Regel­ungen dieser Art zu erdenken und anzu­stoßen – das habe ihm viel Spaß gemacht, sagt Christoph Wolff und lächelt wieder. „Das war eine beinahe detek­tivische Pionier­arbeit, die man als Banker nicht alle Tage macht.“ Als das Team den Job er­ledigt hatte, stand die wahre Heraus­forderung erst noch bevor: „Wir hatten genügend Indizien gesam­melt, nun stand die Beweis­führung bei den Kolleginnen und Kollegen aus der Risiko­bewertung, der Rechts­ab­teilung sowie bei den Beschluss­gremien an.“ Und die verlief erfolgreich: Die Helaba-Gremien beschlossen das Finan­zierungs­angebot – und die DVG entschied sich für das Angebot der Helaba.
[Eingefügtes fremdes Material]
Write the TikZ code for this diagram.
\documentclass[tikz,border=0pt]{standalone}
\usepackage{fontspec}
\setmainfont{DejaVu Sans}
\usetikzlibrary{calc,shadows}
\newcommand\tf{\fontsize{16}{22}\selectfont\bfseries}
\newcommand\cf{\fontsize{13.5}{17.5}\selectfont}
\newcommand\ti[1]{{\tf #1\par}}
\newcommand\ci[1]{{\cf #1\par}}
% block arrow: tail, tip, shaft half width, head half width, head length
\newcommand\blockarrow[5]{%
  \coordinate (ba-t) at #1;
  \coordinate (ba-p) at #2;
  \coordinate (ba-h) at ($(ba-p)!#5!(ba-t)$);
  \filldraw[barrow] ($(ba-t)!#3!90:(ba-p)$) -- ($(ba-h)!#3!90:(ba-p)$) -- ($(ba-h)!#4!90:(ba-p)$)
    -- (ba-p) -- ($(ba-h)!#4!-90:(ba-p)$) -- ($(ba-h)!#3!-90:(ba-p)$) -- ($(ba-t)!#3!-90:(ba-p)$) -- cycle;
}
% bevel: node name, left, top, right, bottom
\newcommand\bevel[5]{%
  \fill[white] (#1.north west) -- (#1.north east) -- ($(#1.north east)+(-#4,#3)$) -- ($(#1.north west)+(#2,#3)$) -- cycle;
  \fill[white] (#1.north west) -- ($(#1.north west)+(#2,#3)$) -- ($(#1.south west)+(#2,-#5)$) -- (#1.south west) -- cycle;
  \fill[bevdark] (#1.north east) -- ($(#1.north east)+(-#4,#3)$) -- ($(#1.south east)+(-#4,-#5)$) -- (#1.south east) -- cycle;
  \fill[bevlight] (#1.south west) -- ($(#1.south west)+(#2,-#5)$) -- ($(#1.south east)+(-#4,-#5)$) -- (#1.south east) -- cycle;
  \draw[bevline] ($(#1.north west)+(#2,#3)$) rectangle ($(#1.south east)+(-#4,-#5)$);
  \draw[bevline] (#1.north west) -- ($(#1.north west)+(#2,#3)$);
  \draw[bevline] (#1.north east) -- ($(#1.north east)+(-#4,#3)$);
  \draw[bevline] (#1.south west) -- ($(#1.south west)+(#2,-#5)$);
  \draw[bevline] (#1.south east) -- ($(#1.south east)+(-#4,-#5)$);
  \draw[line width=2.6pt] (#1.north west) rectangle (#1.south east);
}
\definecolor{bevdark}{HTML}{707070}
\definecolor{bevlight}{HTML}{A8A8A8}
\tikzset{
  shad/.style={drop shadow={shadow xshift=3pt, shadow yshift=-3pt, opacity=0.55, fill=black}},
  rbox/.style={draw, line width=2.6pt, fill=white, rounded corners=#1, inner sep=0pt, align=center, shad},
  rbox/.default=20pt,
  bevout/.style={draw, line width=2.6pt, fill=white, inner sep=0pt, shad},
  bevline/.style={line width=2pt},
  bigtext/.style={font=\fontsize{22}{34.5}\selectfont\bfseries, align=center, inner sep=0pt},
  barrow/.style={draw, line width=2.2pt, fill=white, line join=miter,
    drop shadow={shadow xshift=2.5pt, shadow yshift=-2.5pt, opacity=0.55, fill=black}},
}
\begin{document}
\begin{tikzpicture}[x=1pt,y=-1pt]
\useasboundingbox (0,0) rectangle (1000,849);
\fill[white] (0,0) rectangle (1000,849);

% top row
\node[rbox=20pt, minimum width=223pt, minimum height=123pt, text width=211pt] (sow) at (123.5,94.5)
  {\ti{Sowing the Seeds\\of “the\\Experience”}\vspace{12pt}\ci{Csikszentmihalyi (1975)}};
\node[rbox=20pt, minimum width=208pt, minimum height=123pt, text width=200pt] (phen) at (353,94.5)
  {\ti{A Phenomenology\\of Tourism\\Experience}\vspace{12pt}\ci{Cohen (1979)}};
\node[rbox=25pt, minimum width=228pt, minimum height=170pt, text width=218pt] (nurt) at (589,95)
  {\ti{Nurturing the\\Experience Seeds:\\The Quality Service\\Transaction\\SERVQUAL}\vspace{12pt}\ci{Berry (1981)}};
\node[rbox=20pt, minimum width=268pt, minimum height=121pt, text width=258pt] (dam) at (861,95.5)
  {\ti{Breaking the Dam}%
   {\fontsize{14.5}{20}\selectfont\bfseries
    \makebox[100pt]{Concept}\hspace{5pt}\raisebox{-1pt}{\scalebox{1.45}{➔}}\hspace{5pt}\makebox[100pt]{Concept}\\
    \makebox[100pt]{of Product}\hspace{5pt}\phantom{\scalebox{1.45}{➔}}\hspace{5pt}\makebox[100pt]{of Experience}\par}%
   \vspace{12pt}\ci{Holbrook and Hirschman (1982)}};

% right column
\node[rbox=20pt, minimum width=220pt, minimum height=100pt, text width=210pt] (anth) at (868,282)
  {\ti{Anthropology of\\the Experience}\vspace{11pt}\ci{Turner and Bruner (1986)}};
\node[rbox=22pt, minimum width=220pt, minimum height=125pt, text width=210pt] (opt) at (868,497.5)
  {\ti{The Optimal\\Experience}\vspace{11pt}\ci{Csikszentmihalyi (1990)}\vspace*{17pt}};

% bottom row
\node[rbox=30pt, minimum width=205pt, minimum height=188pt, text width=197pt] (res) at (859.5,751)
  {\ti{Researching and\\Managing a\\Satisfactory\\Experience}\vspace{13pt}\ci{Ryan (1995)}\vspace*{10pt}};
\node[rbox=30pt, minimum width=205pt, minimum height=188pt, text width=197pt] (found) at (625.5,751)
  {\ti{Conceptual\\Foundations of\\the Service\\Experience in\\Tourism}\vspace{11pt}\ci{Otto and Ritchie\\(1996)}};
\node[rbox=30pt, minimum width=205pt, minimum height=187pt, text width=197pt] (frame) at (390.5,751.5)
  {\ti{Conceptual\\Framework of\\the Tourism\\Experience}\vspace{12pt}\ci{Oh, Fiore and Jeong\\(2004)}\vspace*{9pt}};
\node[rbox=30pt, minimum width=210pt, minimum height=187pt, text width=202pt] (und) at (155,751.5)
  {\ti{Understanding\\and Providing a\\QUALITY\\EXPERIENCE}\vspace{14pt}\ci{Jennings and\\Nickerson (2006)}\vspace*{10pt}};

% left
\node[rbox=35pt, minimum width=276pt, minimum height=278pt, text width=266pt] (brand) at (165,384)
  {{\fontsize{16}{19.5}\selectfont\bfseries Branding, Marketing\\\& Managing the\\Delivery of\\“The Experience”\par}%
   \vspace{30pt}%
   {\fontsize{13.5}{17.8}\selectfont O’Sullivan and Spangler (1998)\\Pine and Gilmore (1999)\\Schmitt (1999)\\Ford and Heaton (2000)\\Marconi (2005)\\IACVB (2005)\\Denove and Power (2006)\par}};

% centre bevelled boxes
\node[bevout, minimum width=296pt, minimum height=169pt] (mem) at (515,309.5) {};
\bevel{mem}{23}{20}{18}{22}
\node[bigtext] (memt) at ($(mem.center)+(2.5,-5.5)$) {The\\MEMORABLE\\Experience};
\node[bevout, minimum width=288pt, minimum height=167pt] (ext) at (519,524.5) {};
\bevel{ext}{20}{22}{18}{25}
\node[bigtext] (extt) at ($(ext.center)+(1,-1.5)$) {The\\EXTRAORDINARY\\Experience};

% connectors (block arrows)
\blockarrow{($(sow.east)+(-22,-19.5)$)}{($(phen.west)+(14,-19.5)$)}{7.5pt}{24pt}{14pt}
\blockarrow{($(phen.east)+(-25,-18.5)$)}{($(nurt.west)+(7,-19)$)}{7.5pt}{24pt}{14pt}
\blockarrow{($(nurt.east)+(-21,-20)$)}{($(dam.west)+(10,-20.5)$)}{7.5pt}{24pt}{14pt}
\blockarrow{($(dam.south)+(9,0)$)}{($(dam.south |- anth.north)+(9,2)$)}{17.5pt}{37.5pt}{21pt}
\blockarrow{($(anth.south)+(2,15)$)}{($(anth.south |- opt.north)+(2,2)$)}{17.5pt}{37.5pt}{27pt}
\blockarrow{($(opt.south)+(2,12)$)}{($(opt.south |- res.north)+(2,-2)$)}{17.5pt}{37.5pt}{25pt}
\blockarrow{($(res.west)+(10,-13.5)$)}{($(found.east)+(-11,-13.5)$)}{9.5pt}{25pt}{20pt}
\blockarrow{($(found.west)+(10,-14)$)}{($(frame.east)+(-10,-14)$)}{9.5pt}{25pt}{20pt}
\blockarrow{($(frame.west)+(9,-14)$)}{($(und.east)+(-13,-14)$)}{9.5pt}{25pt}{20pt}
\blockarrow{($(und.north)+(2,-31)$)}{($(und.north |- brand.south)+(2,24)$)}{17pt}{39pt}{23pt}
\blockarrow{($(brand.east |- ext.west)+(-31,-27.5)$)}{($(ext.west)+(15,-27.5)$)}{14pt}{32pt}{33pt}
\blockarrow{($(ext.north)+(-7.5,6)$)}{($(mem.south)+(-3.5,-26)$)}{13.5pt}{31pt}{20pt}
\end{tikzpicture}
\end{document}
Was keine Selbst­verständ­lich­keit war, denn die Duis­burger hatten die Wahl zwischen verschie­denen Kredit­instituten. „Zwar haben einige Banken direkt abgewunken, weil ihnen offen­bar das ÖPNV-System zu komplex ist“, sagt Thomas Brauers, „diejenigen aber, die länger am Ball geblieben sind, haben sehr schnell erkannt, wie viel Sicher­heit dieses System einem Kredit­geber bietet.“

Ent­sprechend verfolgt die Helaba nun das Ziel, mit Hilfe des ent­wickelten Know-hows auch mit anderen kommunalen Verkehrs­unter­nehmen ins Geschäft zu kommen. „Über Duis­burg hinaus hat die Helaba bereits zwei weitere, neue Mandate gewonnen“, sagt Wolff, gibt aber zu bedenken, dass ÖPNV-Finan­zierungen niemals Selbst­läufer sein werden. „Zum einen gibt es in jeder Stadt be­ziehungs­weise in jedem Bundes­land modifizierte Rahmen­be­dingungen, zum anderen lässt sich eine Finan­zierung von Bussen und Bahnen noch relativ leicht ver­mitteln, denn: Fahrzeuge kann man an­fassen.“ Was in naher Zukunft jedoch ver­stärkt auf die Städte zu­kommen wird, sind Investi­tionen in die ÖPNV-Infra­struktur, also in Gleise, Tunnel, Bahn­steige. „Wie sich diese Geschäfte bewerk­stelligen lassen und wie man hier Über­zeugungs­arbeit leistet, das werden wir erst noch erarbeiten müssen.“ Doch Christoph Wolff schreckt diese Arbeit nicht ab. Im Gegen­teil: Er freut sich darauf.